Ma riguardo all’indicazione all’impiego dello I131, è presente un forte dibattito nel mondo scientifico con punti di vista contrastanti, a seguito della pubblicazione di linee guida statunitensi (American Thyroid Association – ATA 2015).

Possibile diagnosi ritardata e trattamento del carcinoma tiroideo differenziato metastatico adottando le linee guida ATA 2015

In uno studio del Gruppo di Medicina Nucleare dell’Università di Brescia condotto da Domenico Albano e da Raffaele Giubbini (“Possible delayed diagnosis and treatment of metastatic differentiated thyroid cancer by adopting the 2015 ATA guidelines” Eur J Endocrinol 2018;179:143-151) sono stati rivalutati circa 2500 pazienti sottoposti a intervento chirurgico di rimozione della tiroide e trattamento con I131.

In 140 pazienti (il 6% del campione) sono state individuate metastasi a distanza con tecniche di medicina nucleare.

Applicando le linee guida dell’ATA 2015, di questi 140 pazienti soltanto 38 presentavano un profilo di rischio post-chirurgico elevato e quindi un’indicazione assoluta a ricevere terapia con I131, mentre ben 102 presentavano un rischio intermedio-basso o basso e quindi senza un’indicazione assoluta al radioiodio. Se questi pazienti non fossero stati valutati e/o trattati con tecniche di medicina nucleare, vi sarebbe stato un ritardo nell’individuazione delle metastasi e di conseguenza nel trattamento con impatto su prognosi e qualità della vita.

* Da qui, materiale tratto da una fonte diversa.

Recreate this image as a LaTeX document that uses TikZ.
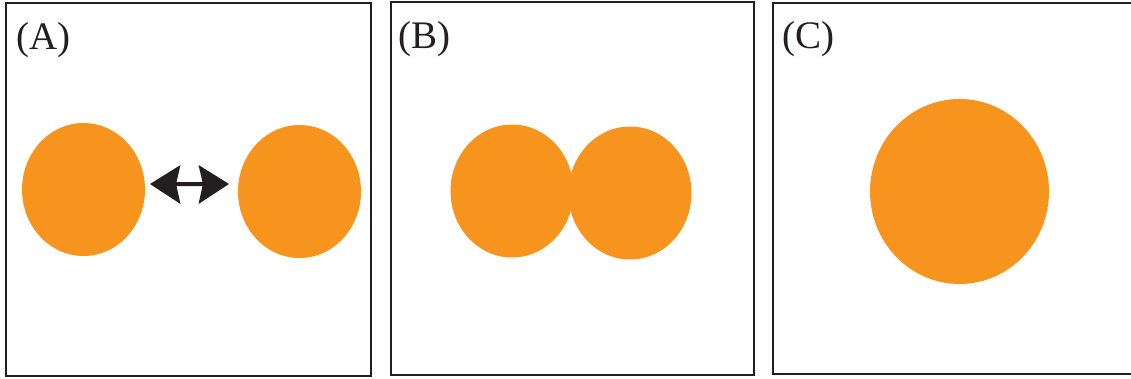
\documentclass[tikz,border=0pt]{standalone}
\usepackage{fontspec}
\setmainfont{Liberation Serif}
\definecolor{blob}{HTML}{F7941D}
\definecolor{ink}{HTML}{231F20}
\begin{document}
\begin{tikzpicture}[x=1pt,y=-1pt,
  panel/.style={draw=ink,line width=1.8pt},
  blobshape/.style={fill=blob},
  lbl/.style={anchor=base west,inner sep=0pt,font=\fontsize{39}{41}\selectfont,text=ink}]
\useasboundingbox (0,0) rectangle (1131,378);
\draw[panel] (6,3) rectangle (371,376);
\draw[panel] (391,2) rectangle (754,375);
\draw[panel] (773,3) rectangle (1140,374);
\node[lbl] (la) at (16,49) {(A)};
\node[lbl] (lb) at (398,48) {(B)};
\node[lbl] (lc) at (782,48) {(C)};
\fill[blobshape] (83.5,189.5) ellipse [x radius=61.5,y radius=66.5];
\fill[blobshape] (299.5,191.5) ellipse [x radius=61.5,y radius=66.5];
\fill[blobshape] (512,191) ellipse [x radius=61.5,y radius=66.5];
\fill[blobshape] (630,193) ellipse [x radius=61.5,y radius=66.5];
\fill[blobshape] (959.5,191.5) ellipse [x radius=89.5,y radius=92.5];
\coordinate (al) at (150,184);
\coordinate (ar) at (229,184);
\fill[ink] (al) -- (180.5,165) -- (176.5,182) -- (202.5,182) -- (198.5,165) -- (ar)
  -- (198.5,204) -- (202.5,186) -- (176.5,186) -- (180.5,204) -- cycle;
\end{tikzpicture}
\end{document}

Cosa significano questi dati? «Se questi pazienti fossero stati classificati con i criteri dell’ATA non avrebbero ricevuto l’ablazione del tessuto residuo, ma avrebbero avuto una diagnosi tardiva delle metastasi e un ritardo nel trattamento – spiega Raffaele Giubbini. – In altre parole l’assenza di una corretta stadiazione può portare i pazienti a non essere trattati tempestivamente e a una peggiore prognosi».

Scintigrafia estesa a tutto il corpo

In fase post-chirurgica, anche nei pazienti a basso-intermedio rischio, l’utilizzo del radioiodio e la successiva scintigrafia estesa a tutto il corpo riveste un ruolo cruciale nella corretta stadiazione di malattia permettendo non soltanto di valutare l’entità dell’eventuale tessuto tiroideo residuo, ma anche di riconoscere lesioni metastatiche linfonodali e a distanza (osso, polmone in primis) con un impatto significativo sul management del paziente.

Raccomandazioni delle associazioni italiane di endocrinologia e medicina nucleare

Le associazioni italiane di endocrinologia e medicina nucleare hanno redatto delle raccomandazioni al fine di garantire una gestione ottimale e univoca dei pazienti con carcinoma tiroideo differenziato.

I pazienti a basso rischio vengono trattati con l’asportazione della porzione di tiroide interessata dal tumore e con successiva terapia tiroidea sostitutiva con levotiroxina.

Per i soggetti con rischio intermedio o intermedio-basso l’attuale miglior standard di trattamento prevede:

  • l’asportazione della tiroide in toto,
  • l’eventuale eliminazione di focolai residui con I131,
  • il controllo del trattamento con la scintigrafia dopo I131 (tecnica in grado di rilevare metastasi a distanza e linfonodali con buona accuratezza soprattutto se associata a uno studio tridimensionale SPECT).